If you wonder how I could see to do this in the car, mostly I couldn’t. I really need a magnifier even for normal-sized stitching. My glasses don’t let me focus close enough to see so I just take them off and stitch with my nose. But the interstates are not as smooth as they ought to be, so this worked better when we were visiting and I was not being bumped up and down.

It goes pretty fast — this is about 2 weeks worth of progress and I have used almost one skein of white floss. You don’t have to refer to the chart all that often, but some of the squares are almost solid stitching so I really have no idea how long it will take. I plan to put this aside and go back to the fruit crate label when I get to the end of the first skein.

Trip to Tennessee
Tuesday, July 1st, 2008

We just got back from a trip to east Tennessee. I have relatives there and it has been a while since we visited. When I was a kid, we used to go to Tennessee almost every summer, but we lived a lot closer then. It’s a 16-hour drive from Texas. Of course the big attraction in east Tennessee (besides my relatives) is the Great Smoky Mountains. This time of year the woods are full of rhododendrons.

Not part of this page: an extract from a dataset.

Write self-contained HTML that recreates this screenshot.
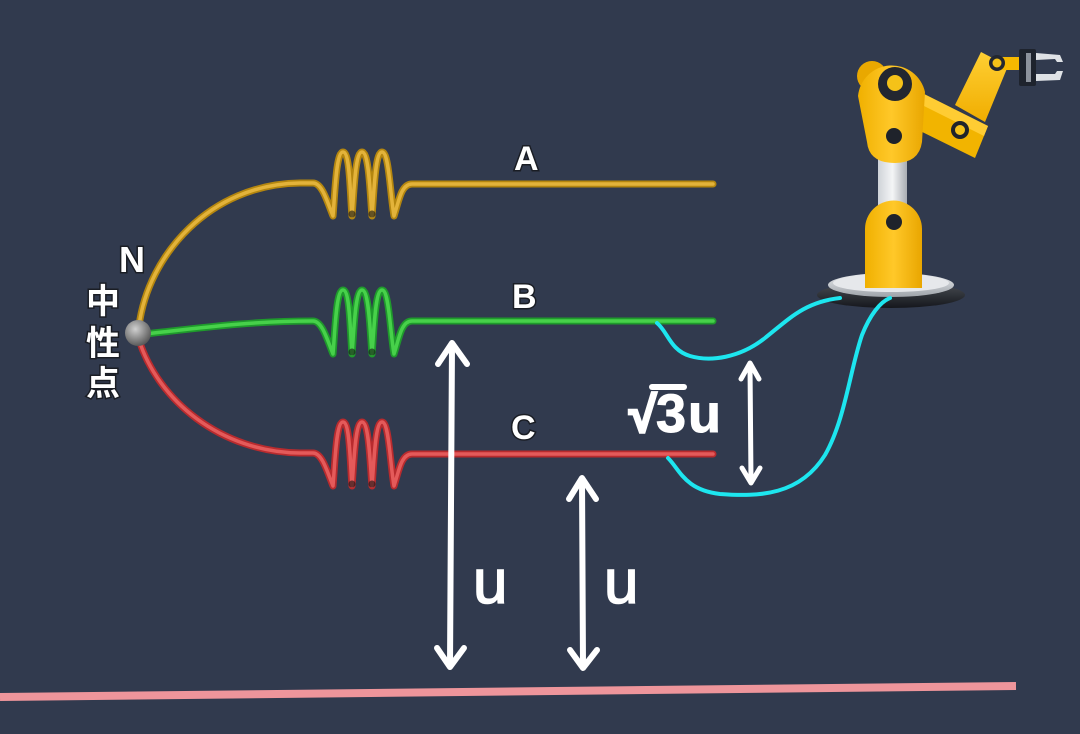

You see a lot more different flowers in late April or early May but the rhododendrons are really spectacular. These were on the Parsons Branch road, a one-way drive through the woods. We did see this terrific milkweed in Cades Cove:
I think it is common milkweed, or Asclepias syriaca. It has a lovely grapey fragrance.

Cades Cove is often a good place to see wildlife. Although it was the middle of the day (not the best time for critters) we did see a black bear far off browsing the berries, and a white-tailed deer with a tiny fawn. The fawn could barely see over the tall grass and traveled in a series of leaps trying to keep up with its mother. I can see deer almost any time in my front yard snacking on my flowers and shrubs but fawns are adorable. It’s a shame they grow up into eating machines.

We also drove along the “Dragon Tail” (Route 129) which is a very winding road which follows the Little Tennessee River to Fontana Dam. Of course the Smokies are full of hydroelectric dams. This is Calderwood Dam which is the smallest one I’ve seen in Tennessee:

You have to be out early in the morning, usually, to see the mist that gives the Smokies their name. The haze in this picture is mostly an indication that I need a UV filter.